Agthia Group, a food and beverage company listed on the Abu Dhabi Securities Exchange, appears confident in the face of rising commodity prices as it beats a path to higher-margin premium products.
Global food prices rose for a second month in February on higher costs for cereals, cooking oils and sugar, according to the United Nations Food and Agriculture Organization.
Agthia is restricted in how much of higher commodity costs it can pass on to consumers by a food price control policy in the UAE that keeps the cost of 400 food products capped and relatively low. But Agthia is showing investors it has plans to overcome these obstacles.
Last week it completed its 100 per cent acquisition of Pelit Su, a spring water business based in Turkey. Ilias Assimakopoulos, the Agthia chief executive, said the Turkish operation would be used to expand Agthia's footprint in higher-margin, premium spring water, targeting not only Turkey but other countries.
Analysts at NBK Capital expect Agthia to focus more on adding premium and value-added products to its portfolio to enhance its pricing power.
As well as the acquisition of Pelit Su, Agthia has launched a Chiquita Tropicals juice range and Yoplait dairy products. The group has also had operations in Egypt since 2009.
Agthia's bottom line for the fourth quarter last year came in broadly as analysts expected. At Dh27 million, profit was down 27 per cent year on year. Revenue rose 12 per cent compared with a year earlier to Dh303m.

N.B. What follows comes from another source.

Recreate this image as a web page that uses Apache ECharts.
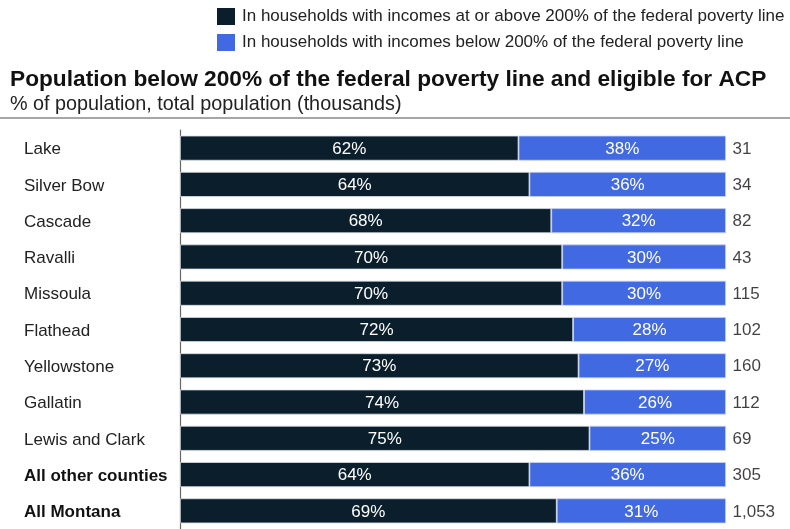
<!DOCTYPE html>
<html>
<head>
<meta charset="utf-8">
<script src="https://cdn.jsdelivr.net/npm/echarts@6/dist/echarts.min.js"></script>
<style>
  html, body { margin: 0; padding: 0; background: #fff; }
  #chart { width: 790px; height: 529px; }
</style>
</head>
<body>
<div id="chart"></div>
<script>
// Counties, ordered top to bottom
const categories = ['Lake', 'Silver Bow', 'Cascade', 'Ravalli', 'Missoula', 'Flathead',
  'Yellowstone', 'Gallatin', 'Lewis and Clark', 'All other counties', 'All Montana'];
// Share of population at or above 200% FPL (%)
const aboveShare = [62, 64, 68, 70, 70, 72, 73, 74, 75, 64, 69];
// Share of population below 200% FPL (%)
const belowShare = [38, 36, 32, 30, 30, 28, 27, 26, 25, 36, 31];
// Total population (thousands)
const totals = [31, 34, 82, 43, 115, 102, 160, 112, 69, 305, 1053];
const boldRows = ['All other counties', 'All Montana'];

const seriesNames = [
  'In households with incomes at or above 200% of the federal poverty line',
  'In households with incomes below 200% of the federal poverty line'
];
const FONT = 'Liberation Sans, Arial, sans-serif';
const chart = echarts.init(document.getElementById('chart'));

chart.setOption({
  animation: false,
  textStyle: { fontFamily: FONT },
  title: [
    {
      text: 'Population below 200% of the federal poverty line and eligible for ACP',
      left: 5, top: 63,
      textStyle: { fontSize: 22.7, fontWeight: 'bold', color: '#111', fontFamily: FONT }
    },
    {
      text: '% of population, total population (thousands)',
      left: 5, top: 90,
      textStyle: { fontSize: 19.8, fontWeight: 'normal', color: '#222', fontFamily: FONT }
    }
  ],
  graphic: [
    { type: 'rect', shape: { x: 0, y: 117, width: 790, height: 2 }, style: { fill: '#a6a6a6' } }
  ],
  legend: {
    orient: 'vertical',
    left: 212, top: 3,
    itemWidth: 18, itemHeight: 17, itemGap: 9,
    icon: 'rect',
    itemStyle: { borderWidth: 0 },
    textStyle: { fontSize: 17, color: '#222', fontFamily: FONT, padding: [2, 0, 0, 2] },
    data: seriesNames
  },
  grid: { left: 180, right: 64, top: 130, height: 404, containLabel: false },
  xAxis: { type: 'value', min: 0, max: 100, show: false },
  yAxis: {
    type: 'category', inverse: true, data: categories,
    axisLine: { show: true, lineStyle: { color: '#666', width: 1.2 } },
    axisTick: { show: false },
    axisLabel: {
      align: 'left', margin: 156, fontSize: 17, color: '#222', fontFamily: FONT,
      padding: [3, 0, 0, 0],
      formatter: v => boldRows.includes(v) ? '{b|' + v + '}' : v,
      rich: { b: { fontWeight: 'bold', fontSize: 17, color: '#111', fontFamily: FONT } }
    }
  },
  series: [
    {
      name: seriesNames[0], type: 'bar', stack: 'total', barWidth: 25,
      data: aboveShare,
      itemStyle: { color: '#0b1e2c', borderColor: '#d9dee6', borderWidth: 0.8 },
      label: { show: true, position: 'inside', color: '#fff', fontSize: 17, fontFamily: FONT,
        offset: [0, 1], formatter: p => p.value + '%' }
    },
    {
      name: seriesNames[1], type: 'bar', stack: 'total', barWidth: 25,
      data: belowShare,
      itemStyle: { color: '#4169e1', borderColor: '#c8d4f5', borderWidth: 0.8 },
      label: { show: true, position: 'inside', color: '#fff', fontSize: 17, fontFamily: FONT,
        offset: [0, 1], formatter: p => p.value + '%' }
    },
    {
      name: 'totals', type: 'scatter', symbolSize: 1,
      itemStyle: { color: 'rgba(0,0,0,0)' },
      data: categories.map((c, i) => [100, i]),
      label: {
        show: true, position: 'right', distance: 6, color: '#111', fontSize: 17, fontFamily: FONT,
        offset: [0, 1], formatter: p => totals[p.dataIndex].toLocaleString('en-US')
      },
      silent: true
    }
  ]
});
</script>
</body>
</html>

The company also reported that income earned directly from its business operations during the quarter was Dh27m, slightly beating profitability expectations by NBK. The company's profit margin was 8.9 per cent.
For all of last year, revenue grew 14 per cent to Dh1.14 billion, while profit fell 25 per cent to Dh86m, largely driven by higher commodity prices. Volatility in international commodity prices remains the key risk for the company's margin progression in future.